My wife and I have been married 25 years, I don't feel that I have been the husband that she deserves, nor the one I saw myself being when I asked her to marry me. I haven't been the father that I pictured myself being when I dreamed of being a father. I dreamed that I would have a dozen children, but I ended up with 3. And we had to rely upon miracles for each one of them. I guess you could say that I feel like my life is out of my control, and I realize it is my fault. I am responsible for the decisions I made, or didn't make.


Before you think that I am ungrateful I want you to know that I feel blessed beyond measure. I am happy more days than not. I accept that if life were only smiles and sunshine I might not recognize how good my life really is. You see my life is exactly what it needs to be in order for me to become who I am suppose to be. I can look back and see where my lack of money has been a blessing, where not having more children allowed me to have the children I do have, and my A.D.D has given me insights and empathies that I might
not have had otherwise. I would be a completely different person without the baggage I carry. I have been given gifts that I might have ignored had I been given the rosy path. I do dream of more, but I am grateful for what I do have. I have not given up, but sometimes it is hard facing the reality that I am not where I thought I would be, nor where I want to be...except I am.


I love the fact that I live in my old neighborhood.

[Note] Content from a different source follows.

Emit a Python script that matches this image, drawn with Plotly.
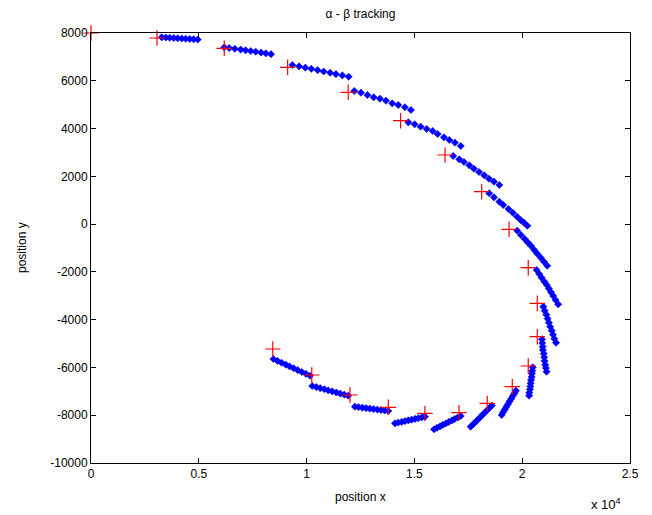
import plotly.graph_objects as go

# Measurements (red +)
meas_x = [0, 3060, 6180, 9120, 11930, 14360, 16420, 18120, 19390, 20280, 20700,
          20700, 20280, 19540, 18380, 17070, 15490, 13790, 12010, 10240, 8430]
meas_y = [8000, 7790, 7360, 6564, 5518, 4329, 2893, 1357, -217, -1825, -3315,
          -4713, -5940, -6806, -7502, -7894, -7921, -7669, -7153, -6316, -5228]

# Alpha-beta estimates / predictions (blue), one list per segment
est_x = [
    [3280, 3470, 3650, 3840, 4020, 4210, 4390, 4580, 4760, 4950],
    [6180, 6410, 6670, 6940, 7170, 7410, 7640, 7890, 8110, 8350],
    [9340, 9650, 9940, 10220, 10510, 10790, 11090, 11360, 11660, 11950],
    [12210, 12520, 12820, 13110, 13400, 13680, 13970, 14250, 14560, 14840],
    [14720, 15010, 15290, 15570, 15850, 16080, 16370, 16620, 16880, 17150],
    [16800, 17080, 17300, 17550, 17760, 18000, 18240, 18460, 18690, 18940],
    [18470, 18690, 18940, 19120, 19360, 19560, 19760, 19930, 20080, 20240],
    [19770, 19940, 20120, 20270, 20410, 20560, 20700, 20860, 21010, 21160],
    [20670, 20790, 20900, 21030, 21140, 21240, 21340, 21440, 21550, 21670],
    [20980, 21040, 21120, 21180, 21240, 21300, 21370, 21430, 21490, 21570],
    [20920, 20930, 20950, 20960, 21000, 21020, 21040, 21070, 21100, 21130],
    [20490, 20470, 20450, 20440, 20410, 20390, 20380, 20360, 20330, 20320],
    [19710, 19640, 19560, 19490, 19410, 19340, 19260, 19190, 19110, 19050],
    [18590, 18480, 18370, 18260, 18150, 18050, 17940, 17830, 17720, 17610],
    [17150, 17010, 16870, 16740, 16600, 16460, 16320, 16190, 16050, 15910],
    [15490, 15340, 15180, 15030, 14870, 14720, 14560, 14410, 14250, 14100],
    [13790, 13620, 13450, 13280, 13100, 12930, 12760, 12590, 12410, 12240],
    [11930, 11750, 11560, 11380, 11190, 11000, 10820, 10630, 10450, 10260],
    [10160, 9970, 9780, 9590, 9400, 9210, 9030, 8840, 8650, 8460],
]
est_y = [
    [7820, 7810, 7800, 7790, 7780, 7770, 7760, 7750, 7740, 7728],
    [7400, 7370, 7340, 7305, 7275, 7245, 7215, 7180, 7150, 7115],
    [6660, 6605, 6550, 6500, 6445, 6390, 6335, 6280, 6225, 6170],
    [5572, 5501, 5405, 5308, 5250, 5166, 5057, 4986, 4890, 4777],
    [4262, 4178, 4078, 3981, 3898, 3772, 3634, 3521, 3408, 3270],
    [2851, 2713, 2600, 2462, 2319, 2181, 2043, 1899, 1776, 1637],
    [1290, 1122, 938, 800, 632, 478, 310, 172, 59, -67],
    [-276, -456, -623, -778, -916, -1084, -1239, -1406, -1574, -1741],
    [-1921, -2088, -2243, -2410, -2548, -2703, -2854, -3009, -3177, -3357],
    [-3457, -3625, -3792, -3960, -4127, -4295, -4462, -4630, -4797, -4965],
    [-4822, -4977, -5131, -5270, -5424, -5575, -5730, -5885, -6023, -6178],
    [-5995, -6137, -6262, -6400, -6526, -6664, -6790, -6915, -7057, -7183],
    [-6973, -7086, -7199, -7312, -7425, -7538, -7651, -7764, -7877, -7991],
    [-7600, -7698, -7796, -7894, -7992, -8090, -8188, -8286, -8384, -8480],
    [-8033, -8095, -8157, -8218, -8280, -8342, -8404, -8465, -8527, -8589],
    [-8062, -8093, -8123, -8154, -8185, -8215, -8246, -8277, -8307, -8338],
    [-7823, -7803, -7783, -7763, -7743, -7723, -7703, -7683, -7663, -7643],
    [-7183, -7138, -7093, -7048, -7003, -6957, -6912, -6867, -6822, -6777],
    [-6346, -6268, -6191, -6113, -6035, -5958, -5880, -5802, -5725, -5647],
]

x_tickvals = [0, 5000, 10000, 15000, 20000, 25000]
x_ticktext = ["0", "0.5", "1", "1.5", "2", "2.5"]
y_tickvals = [8000, 6000, 4000, 2000, 0, -2000, -4000, -6000, -8000, -10000]
y_ticktext = ["8000", "6000", "4000", "2000", "0", "-2000", "-4000", "-6000",
              "-8000", "-10000"]

fig = go.Figure()

for sx, sy in zip(est_x, est_y):
    fig.add_trace(go.Scatter(
        x=sx, y=sy, mode="markers",
        marker=dict(symbol="diamond", size=5.5, color="#0000ff",
                    line=dict(width=0.6, color="#0000ff")),
        showlegend=False, hoverinfo="skip"))

fig.add_trace(go.Scatter(
    x=meas_x, y=meas_y, mode="markers",
    marker=dict(symbol="cross-thin", size=11,
                line=dict(width=1.2, color="#ff0000")),
    cliponaxis=False, showlegend=False))

font = dict(family="Arial, Liberation Sans, sans-serif", size=12, color="black")

# page body has an 8px offset; figure is sized so that the plot area lands
# at x 91..630, y 33..463 of the window
W, H = 644, 507
L, R, T, B = 83, 22, 25, 52

fig.update_layout(
    width=W, height=H,
    margin=dict(l=L, r=R, t=T, b=B),
    paper_bgcolor="white", plot_bgcolor="white",
    font=font,
    title=dict(text="α - β tracking", x=(L + (W - R)) / 2 / W, xanchor="center",
               y=1 - 6 / H, yanchor="middle", font=dict(size=12)),
    xaxis=dict(range=[0, 25000], tickvals=x_tickvals, ticktext=x_ticktext,
               ticks="inside", ticklen=5, tickcolor="black", showgrid=False,
               zeroline=False, showline=True, linecolor="black", linewidth=1,
               mirror="ticks", automargin=False),
    yaxis=dict(range=[-10000, 8000], tickvals=y_tickvals, ticktext=y_ticktext,
               ticks="inside", ticklen=5, tickcolor="black", showgrid=False,
               zeroline=False, showline=True, linecolor="black", linewidth=1,
               mirror="ticks", automargin=False),
    annotations=[
        dict(text="position x", xref="paper", yref="paper",
             x=0.5, y=-34 / 430, xanchor="center", yanchor="middle",
             showarrow=False, font=dict(size=12)),
        dict(text="position y", xref="paper", yref="paper",
             x=-69 / 539, y=0.5, xanchor="center", yanchor="middle",
             textangle=-90, showarrow=False, font=dict(size=12)),
        dict(text="x 10<sup>4</sup>", xref="paper", yref="paper",
             x=(623 - 91) / 539, y=-(514 - 463) / 430, xanchor="right",
             yanchor="bottom", showarrow=False, font=dict(size=13)),
    ],
)

fig.write_html("out.html")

Sure I would like a nicer home, but my children live right down the street from my mother, and I can't think of a better living situation than having my mom's influence on my children. Someday maybe I will have a nicer home, but in all reality I am having a blast creating my world around me where I am.


I guess when it comes down to it, I think that there are more people like me than not. I am an average Joe, who struggles to get out of bed some days and can't wait for the next vacation. I live paycheck to almost paycheck and despite all of the things that may seem to be depressing and unfulfilled in my life. Life is good. I still have many chapters to write.


So, coming up on my 30 year reunion I have struggled with the thoughts that I would have anything to contribute to a reunion celebrating a time in my life that I left behind with mixed emotions. I loved my friends, but left feeling like I was unprepared to face the world. I didn't keep up with my friends. Although I have, on occasion, run into several of them and have enjoyed visiting with them. So, despite the fact that the definition that once was the muscle I sported in high school has given way to the latest fad of the "dad bod," and I feel like my life has not turned out exactly as I have planned it, I am planning on attending my reunion. Not to brag about my accomplishments, but to reconnect with people that I have learned have gone through just as much as I have and have turned out to be pretty dang good people.